Moving to new ground
So far, we have talked mostly about simple persisted data and caches, but in reality, we should not think of Hazelcast as purely a cache. It is much more powerful than just that. It is an in-memory data grid that supports a number of distributed collections, processors, and features. We can load the data from various sources into differing structures, send messages across the cluster, perform analytical processing on the stored data, take out locks to guard against concurrent activity, and listen to the goings-on inside the workings of the cluster. Most of these implementations correspond to a standard Java collection or function in a manner that is comparable to other similar technologies. However, in Hazelcast, the distribution and resilience capabilities are already built in.

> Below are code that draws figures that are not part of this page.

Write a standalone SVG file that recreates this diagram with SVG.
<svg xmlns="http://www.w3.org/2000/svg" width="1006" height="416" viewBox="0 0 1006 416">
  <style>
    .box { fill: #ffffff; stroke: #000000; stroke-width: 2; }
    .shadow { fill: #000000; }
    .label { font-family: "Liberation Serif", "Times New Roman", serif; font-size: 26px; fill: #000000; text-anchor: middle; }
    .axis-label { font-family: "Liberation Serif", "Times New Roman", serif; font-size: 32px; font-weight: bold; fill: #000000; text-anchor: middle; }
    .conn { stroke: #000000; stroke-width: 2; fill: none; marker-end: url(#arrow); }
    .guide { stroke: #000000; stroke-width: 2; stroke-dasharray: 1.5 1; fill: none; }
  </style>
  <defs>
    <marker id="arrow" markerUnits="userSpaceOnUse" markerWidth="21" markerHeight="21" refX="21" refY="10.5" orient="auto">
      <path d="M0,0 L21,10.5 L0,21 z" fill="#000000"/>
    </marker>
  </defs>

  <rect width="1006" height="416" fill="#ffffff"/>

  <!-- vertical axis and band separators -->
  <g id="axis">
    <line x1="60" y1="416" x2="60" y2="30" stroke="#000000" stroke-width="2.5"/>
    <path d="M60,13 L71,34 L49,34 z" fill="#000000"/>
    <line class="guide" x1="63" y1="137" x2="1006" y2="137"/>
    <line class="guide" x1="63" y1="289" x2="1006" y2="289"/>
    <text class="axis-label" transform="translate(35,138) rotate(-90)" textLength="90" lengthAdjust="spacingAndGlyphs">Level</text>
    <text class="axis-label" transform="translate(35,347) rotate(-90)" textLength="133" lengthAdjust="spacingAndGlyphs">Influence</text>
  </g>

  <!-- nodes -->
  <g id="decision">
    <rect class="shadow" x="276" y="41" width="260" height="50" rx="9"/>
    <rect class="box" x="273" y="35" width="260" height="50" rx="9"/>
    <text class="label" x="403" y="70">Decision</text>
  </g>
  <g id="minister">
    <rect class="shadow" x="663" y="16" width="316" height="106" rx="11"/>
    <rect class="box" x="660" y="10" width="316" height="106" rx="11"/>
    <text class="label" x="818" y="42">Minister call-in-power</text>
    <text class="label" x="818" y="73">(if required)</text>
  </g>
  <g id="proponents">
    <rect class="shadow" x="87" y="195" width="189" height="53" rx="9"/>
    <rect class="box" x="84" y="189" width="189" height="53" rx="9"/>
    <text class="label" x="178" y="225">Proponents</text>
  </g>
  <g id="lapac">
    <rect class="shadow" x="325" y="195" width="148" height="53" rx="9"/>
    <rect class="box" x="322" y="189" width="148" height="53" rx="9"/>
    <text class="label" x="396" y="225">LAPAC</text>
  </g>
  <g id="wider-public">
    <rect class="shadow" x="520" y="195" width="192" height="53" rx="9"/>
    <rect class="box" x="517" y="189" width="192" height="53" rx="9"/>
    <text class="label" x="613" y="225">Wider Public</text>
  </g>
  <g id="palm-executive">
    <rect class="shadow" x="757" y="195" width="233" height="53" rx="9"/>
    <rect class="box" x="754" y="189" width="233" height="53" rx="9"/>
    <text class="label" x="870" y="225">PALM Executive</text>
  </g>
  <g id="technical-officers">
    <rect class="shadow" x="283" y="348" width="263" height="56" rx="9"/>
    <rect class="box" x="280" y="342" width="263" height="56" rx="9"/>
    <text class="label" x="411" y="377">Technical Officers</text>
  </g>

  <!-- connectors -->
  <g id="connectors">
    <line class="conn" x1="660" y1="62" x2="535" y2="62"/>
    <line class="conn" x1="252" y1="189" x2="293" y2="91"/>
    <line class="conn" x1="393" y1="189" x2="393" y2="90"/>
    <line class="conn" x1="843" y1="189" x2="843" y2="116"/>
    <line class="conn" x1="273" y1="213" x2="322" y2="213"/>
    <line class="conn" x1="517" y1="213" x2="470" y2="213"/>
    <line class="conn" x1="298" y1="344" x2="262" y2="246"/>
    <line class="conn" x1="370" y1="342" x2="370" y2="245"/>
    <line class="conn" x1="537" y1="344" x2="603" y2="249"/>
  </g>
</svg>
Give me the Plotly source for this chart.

- Standard utility collections:
- Map: Key-value pairs
- List: A collection of objects
- Set: Non-duplicated collection
- Queue: Offer/poll FIFO collection
- Specialized collection:
- Multi-Map: Key–collection pairs
- Lock: Cluster wide mutex
- Topic: Publish and subscribe messaging
- Concurrency utilities:
- AtomicNumber: Cluster-wide atomic counter
- IdGenerator: Cluster-wide unique identifier generation
- Semaphore: Concurrency limitation
- CountdownLatch: Concurrent activity gatekeeping
- Listeners: This notifies the application as things happen
Playing around with our data
In addition to data storage collections, Hazelcast also features a distributed executor service that allows runnable tasks to be created. These tasks can be run anywhere on the cluster to obtain, manipulate, and store results. We can have a number of collections that contain source data, spin up tasks to process the disparate data (for example, averaging or aggregating), and outputs the results into another collection for consumption.
However, more recently, along with this general-purpose capability, Hazelcast has introduced a few extra ways that allow us to directly interact with data. The MapReduce functionality allows us to build data-centric tasks to search, filter, and process held data to find potential insights within it. You may have heard of this functionality before, but this extracting of value from raw data is at the heart of what big data is all about (forgive the excessive buzzword cliché). While MapReduce focuses more on generating additional information, the EntryProcessor interface enables us to quickly and safely manipulate data in-place throughout the cluster—on single entries and whole collections or even selectively based on a search criteria.
Again, just as we can scale up the data capacities by adding more nodes, we can also increase the processing capacity in exactly the same way. This essentially means that by building a data layer around Hazelcast, if our application's needs rapidly increase, we can continuously increase the number of nodes to satisfy the seemingly extensive demands, all without having to redesign or rearchitect the actual application.